Selective Prompting Tuning for Personalized Conversations with LLMs

TL;DR

This work initializes a set of soft prompts and uses a trainable dense retriever to adaptively select suitable soft prompts for LLMs according to different input contexts, where the prompt retriever is dynamically updated through feedback from the LLMs.

Abstract

In conversational AI, personalizing dialogues with persona profiles and contextual understanding is essential. Despite large language models' (LLMs) improved response coherence, effective persona integration remains a challenge. In this work, we first study two common approaches for personalizing LLMs: textual prompting and direct fine-tuning. We observed that textual prompting often struggles to yield responses that are similar to the ground truths in datasets, while direct fine-tuning tends to produce repetitive or overly generic replies. To alleviate those issues, we propose \textbf{S}elective \textbf{P}rompt \textbf{T}uning (SPT), which softly prompts LLMs for personalized conversations in a selective way. Concretely, SPT initializes a set of soft prompts and uses a trainable dense retriever to adaptively select suitable soft prompts for LLMs according to different input contexts, where the prompt retriever is dynamically updated through feedback from the LLMs. Additionally, we propose context-prompt contrastive learning and prompt fusion learning to encourage the SPT to enhance the diversity of personalized conversations. Experiments on the CONVAI2 dataset demonstrate that SPT significantly enhances response diversity by up to 90\%, along with improvements in other critical performance indicators. Those results highlight the efficacy of SPT in fostering engaging and personalized dialogue generation. The SPT model code (https://github.com/hqsiswiliam/SPT) is publicly available for further exploration.

Paper Structure

This paper contains 50 sections, 7 equations, 4 figures, 12 tables.

Figures (4)

  • Figure 1: Selective Prompt Tuning (SPT) process for personalized dialogue generation with large language models (LLMs). The process starts by computing similarity scores for $K$ soft prompts given the context, followed by LLM loss computation.

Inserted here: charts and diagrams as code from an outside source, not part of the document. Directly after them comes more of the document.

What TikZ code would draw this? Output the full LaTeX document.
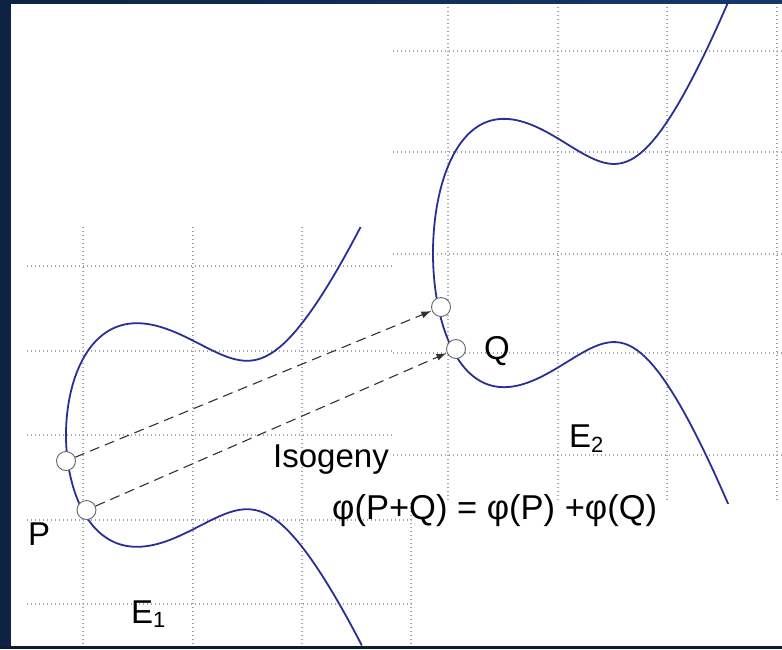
\documentclass[tikz,border=0pt]{standalone}
\usepackage{fontspec}
\setmainfont{Liberation Sans}
\usetikzlibrary{arrows.meta}
\definecolor{framenavy}{RGB}{13,35,65}
\definecolor{framenavyB}{RGB}{22,57,107}
\definecolor{framebottom}{RGB}{14,28,52}
\definecolor{curveblue}{RGB}{40,48,150}
\definecolor{gridgray}{RGB}{165,165,165}
\definecolor{arrowgray}{RGB}{50,50,50}
\tikzset{
  gridline/.style={gridgray, line width=1.2pt, dash pattern=on 1.3pt off 2.7pt},
  ecurve/.style={curveblue, line width=1.8pt},
  ptcircle/.style={circle, draw=black!60, fill=white, line width=0.9pt, minimum size=19pt, inner sep=0pt},
  mapping/.style={arrowgray, line width=1.1pt, dash pattern=on 10pt off 6pt, -{Latex[length=10pt,width=7pt]}, shorten >=0.5pt},
  txt/.style={inner sep=0pt, font=\fontsize{33}{40}\selectfont},
}
\begin{document}
\begin{tikzpicture}[x=1pt,y=-1pt]
\useasboundingbox (0,0) rectangle (782,649);
\fill[white] (0,0) rectangle (782,649);
% ---- left graph (E1)
\begin{scope}
  \clip (27,227) rectangle (414,646);
  \foreach \yy in {266,351,435,520,604} \draw[gridline] (27,\yy) -- (414,\yy);
  \foreach \xx in {83,193,302,411} \draw[gridline] (\xx,227) -- (\xx,646);
  \draw[ecurve] plot[variable=\t, domain=-1.72:1.72, samples=241]
    ({66+100*\t*\t},{435-100*\t*sqrt(1.0507*(\t*\t*\t*\t-3.78*\t*\t+3.8553))});
\end{scope}
% ---- right graph (E2)
\fill[white] (393,3) rectangle (782,503);
\begin{scope}
  \clip (393,3) rectangle (782,503);
  \foreach \yy in {51,152,254,353,455} \draw[gridline] (393,\yy) -- (782,\yy);
  \foreach \xx in {448,558,667,777} \draw[gridline] (\xx,3) -- (\xx,500);
  \draw[ecurve] plot[variable=\t, domain=-1.73:1.73, samples=241]
    ({433+100*\t*\t},{253-120*\t*sqrt(1.0507*(\t*\t*\t*\t-3.78*\t*\t+3.8553))});
\end{scope}
% ---- frame
\fill[framenavy] (0,0) rectangle (11,649);
\shade[left color=framenavy, right color=framenavyB] (0,0) rectangle (782,3);
\fill[framebottom] (0,646) rectangle (782,649);
% ---- points and isogeny arrows
\node[ptcircle] (p1) at (66,461) {};
\node[ptcircle] (p2) at (86.5,510) {};
\node[ptcircle] (q1) at (441,307) {};
\node[ptcircle] (q2) at (456,349) {};
\draw[mapping] (p1) -- (q1);
\draw[mapping] (p2) -- (q2);
% ---- labels
\node[txt, anchor=base west] (lblP) at (28,545) {P};
\node[txt, anchor=base west] (lblQ) at (484,359) {Q};
\node[txt, anchor=base west] (lblE1) at (131,623) {E\raisebox{-4pt}{\fontsize{22}{22}\selectfont 1}};
\node[txt, anchor=base west] (lblE2) at (569,447) {E\raisebox{-5pt}{\fontsize{22}{22}\selectfont 2}};
\node[txt, anchor=base west] (iso) at (273,467) {Isogeny};
\node[txt, anchor=base west, font=\fontsize{34.5}{40}\selectfont] (law) at (332,519) {φ(P+Q) = φ(P) +φ(Q)};
\end{tikzpicture}
\end{document}
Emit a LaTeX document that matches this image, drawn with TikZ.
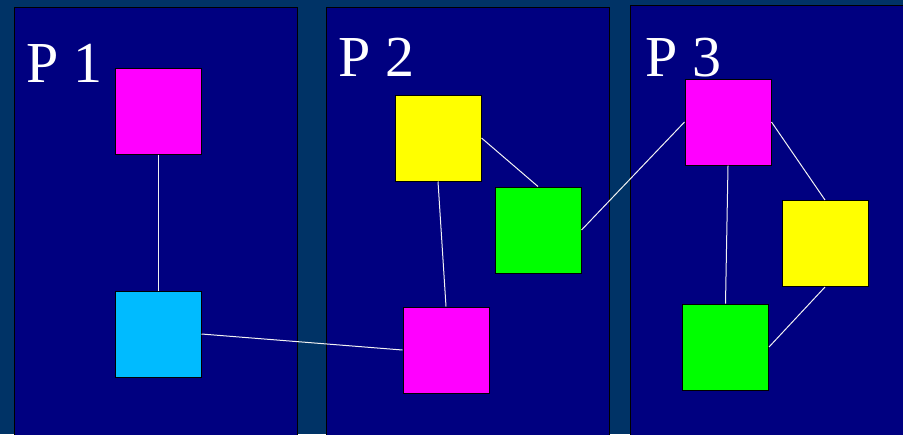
\documentclass[tikz,border=0pt]{standalone}
\usepackage{fontspec}
\setmainfont{Liberation Serif}
\usepackage{tikz}
\usetikzlibrary{positioning}
\definecolor{slide}{HTML}{003366}
\definecolor{pane}{HTML}{000080}
\definecolor{procmag}{HTML}{FF00FF}
\definecolor{proccyan}{HTML}{00BBFF}
\definecolor{procyel}{HTML}{FFFF00}
\definecolor{procgrn}{HTML}{00FF00}

\begin{document}
\begin{tikzpicture}[
  x=0.5pt, y=-0.5pt,
  panel/.style={draw=black, fill=pane, line width=0.5pt},
  proc/.style={draw=black, line width=0.5pt, minimum size=43pt, inner sep=0pt},
  link/.style={draw=white!90!gray, line width=0.5pt},
  title/.style={text=white, anchor=base west, inner sep=0pt,
    font=\fontsize{29}{34}\selectfont}
]
  \useasboundingbox (0,0) rectangle (903,434);
  \clip (0,0) rectangle (903,434);
  \fill[slide] (0,0) rectangle (903,434);

  % the three panes, running off the bottom
  \draw[panel] (14,7) rectangle (297,445);
  \draw[panel] (326,7) rectangle (609,445);
  \draw[panel] (630,5) rectangle (915,445);

  \node[title] (lab1) at (26,82) {P 1};
  \node[title] (lab2) at (338,76) {P 2};
  \node[title] (lab3) at (645,76) {P 3};

  \node[proc, fill=procmag] (mag1) at (158,111) {};
  \node[proc, fill=proccyan] (cyan1) at (158,334) {};
  \node[proc, fill=procyel] (yel2) at (438,138) {};
  \node[proc, fill=procgrn] (grn2) at (538,230) {};
  \node[proc, fill=procmag] (mag2) at (446,350) {};
  \node[proc, fill=procmag] (mag3) at (728,122) {};
  \node[proc, fill=procyel] (yel3) at (825,243.5) {};
  \node[proc, fill=procgrn] (grn3) at (725.5,347) {};

  \draw[link] (mag1.south) -- (cyan1.north);
  \draw[link] (cyan1.east) -- (mag2.west);
  \draw[link] (yel2.south) -- (mag2.north);
  \draw[link] (yel2.east) -- (grn2.north);
  \draw[link] (grn2.east) -- (mag3.west);
  \draw[link] (mag3.south) -- (grn3.north);
  \draw[link] (mag3.east) -- (yel3.north);
  \draw[link] (yel3.south) -- (grn3.east);
\end{tikzpicture}
\end{document}
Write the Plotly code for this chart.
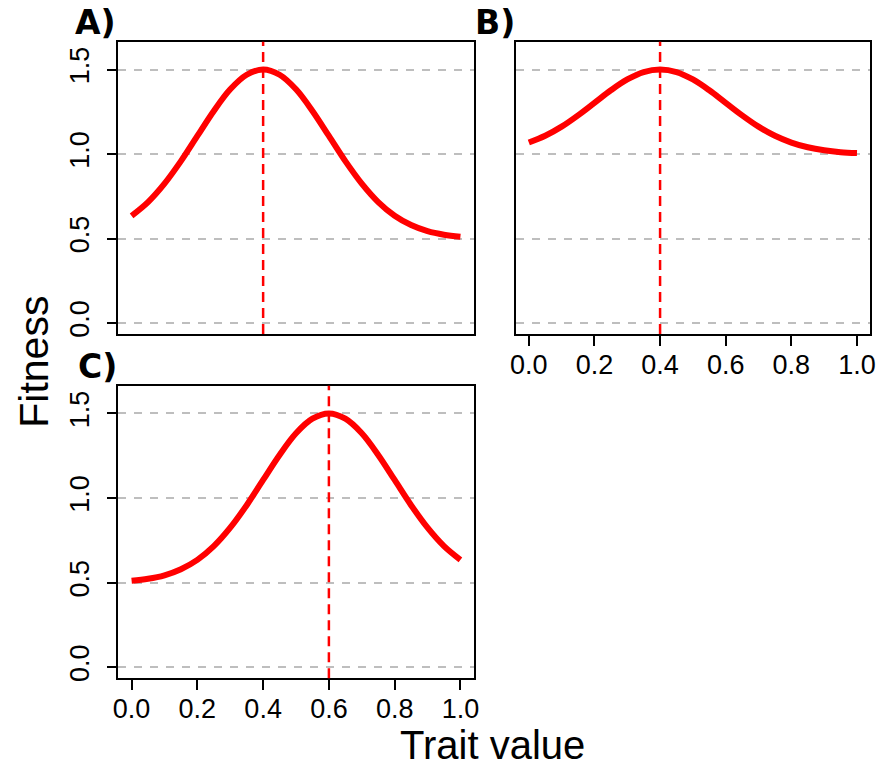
import plotly.graph_objects as go

trait = [0.0, 0.05, 0.10, 0.15, 0.20, 0.25, 0.30, 0.35, 0.40, 0.45, 0.50,
         0.55, 0.60, 0.65, 0.70, 0.75, 0.80, 0.85, 0.90, 0.95, 1.0]
fitness_A = [0.635, 0.716, 0.825, 0.958, 1.107, 1.255, 1.383, 1.469, 1.500, 1.469, 1.383,
             1.255, 1.107, 0.958, 0.825, 0.716, 0.635, 0.580, 0.544, 0.523, 0.511]
fitness_B = [1.068, 1.108, 1.162, 1.229, 1.303, 1.377, 1.441, 1.485, 1.500, 1.485, 1.441,
             1.377, 1.303, 1.229, 1.162, 1.108, 1.068, 1.040, 1.022, 1.011, 1.006]
fitness_C = [0.511, 0.523, 0.544, 0.580, 0.635, 0.716, 0.825, 0.958, 1.107, 1.255, 1.383,
             1.469, 1.500, 1.469, 1.383, 1.255, 1.107, 0.958, 0.825, 0.716, 0.635]
optima = {"A": 0.4, "B": 0.4, "C": 0.6}
panel_labels = ["A)", "B)", "C)"]
x_ticks = [0.0, 0.2, 0.4, 0.6, 0.8, 1.0]
x_ticklabels = ["0.0", "0.2", "0.4", "0.6", "0.8", "1.0"]
y_ticks = [0.0, 0.5, 1.0, 1.5]
y_ticklabels = ["0.0", "0.5", "1.0", "1.5"]

W, H = 884, 771
SANS = "Liberation Sans, Arial, sans-serif"

def px_dom(a, b, total):
    return [a / total, b / total]

fig = go.Figure()

panels = [
    ("A", fitness_A, "x", "y", (114, 474), (42, 335.7), False, True),
    ("B", fitness_B, "x2", "y2", (516.7, 876), (42, 335.7), True, False),
    ("C", fitness_C, "x3", "y3", (114, 474), (387.7, 681.7), True, True),
]

for name, data, xa, ya, (xl, xr), (yt, yb), showx, showy in panels:
    fig.add_trace(go.Scatter(x=trait, y=data, mode="lines", xaxis=xa, yaxis=ya,
                             line=dict(color="#FF0000", width=6, shape="spline"),
                             showlegend=False, hoverinfo="skip"))
    xkey = "xaxis" + xa[1:]
    ykey = "yaxis" + ya[1:]
    fig.layout[xkey] = dict(
        domain=px_dom(xl, xr, W), range=[-0.04, 1.04], anchor=ya,
        showline=True, linecolor="black", linewidth=1.5, mirror=True,
        showgrid=False, zeroline=False,
        tickmode="array", tickvals=x_ticks, ticktext=x_ticklabels,
        ticks="outside" if showx else "", ticklen=10, tickwidth=1.5, tickcolor="black",
        showticklabels=showx, tickfont=dict(family=SANS, size=27, color="black"),
        ticklabelstandoff=-4,
    )
    fig.layout[ykey] = dict(
        domain=[(H - yb) / H, (H - yt) / H], range=[-0.064, 1.664], anchor=xa,
        showline=True, linecolor="black", linewidth=1.5, mirror=True,
        showgrid=True, gridcolor="#BEBEBE", gridwidth=2, griddash="8px,8px",
        zeroline=False,
        tickmode="array", tickvals=y_ticks, ticktext=y_ticklabels,
        ticks="outside" if showy else "", ticklen=10, tickwidth=1.5, tickcolor="black",
        showticklabels=showy, tickangle=-90,
        tickfont=dict(family=SANS, size=27, color="black"),
        ticklabelstandoff=7,
    )
    fig.add_shape(type="line", xref=xa, yref=ya + " domain",
                  x0=optima[name], x1=optima[name], y0=0, y1=1,
                  line=dict(color="#FF0000", width=2.5, dash="10px,6px"))

label_pos = [(68, 23), (473, 23), (71, 368)]
for txt, (lx, ly) in zip(panel_labels, label_pos):
    fig.add_annotation(text="<b>" + txt + "</b>", xref="paper", yref="paper",
                       x=lx / W, y=(H - ly) / H, xanchor="left", yanchor="middle",
                       showarrow=False,
                       font=dict(family="DejaVu Sans", size=33, color="black"))

fig.add_annotation(text="Fitness", xref="paper", yref="paper", x=28 / W, y=(H - 364) / H,
                   xanchor="center", yanchor="middle", textangle=-90, showarrow=False,
                   font=dict(family=SANS, size=41, color="black"))
fig.add_annotation(text="Trait value", xref="paper", yref="paper", x=493 / W, y=(H - 749) / H,
                   xanchor="center", yanchor="middle", showarrow=False,
                   font=dict(family=SANS, size=40, color="black"))

fig.update_layout(width=W, height=H, margin=dict(l=0, r=0, t=0, b=0),
                  plot_bgcolor="white", paper_bgcolor="white")

fig.write_html("out.html", config={"displayModeBar": False},
               post_script="document.body.style.margin='0';document.body.style.overflow='hidden';")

The prompts are then fed into the LLM along with the context to generate multiple LLM losses which are normalized. A dense retriever computes another set of scores for a different context to inform the contrastive loss. The four computed losses guide the updates to the soft prompts and the retriever to enhance response diversity and relevance.
  • Figure 2: Analysis of the usage of each soft prompt cross the conversational process, where the horizontal axis represents the index of the conversational turn and the vertical axis denotes the times that each soft prompt is chosen.
  • Figure 3: The varied response styles of the Llama2-7B-SPT model, highlighting its tendency to incorporate emojis into responses during initial conversational turns.
  • Figure 4: Four case studies, where PT denotes the prompt tuning method prompt-tuning.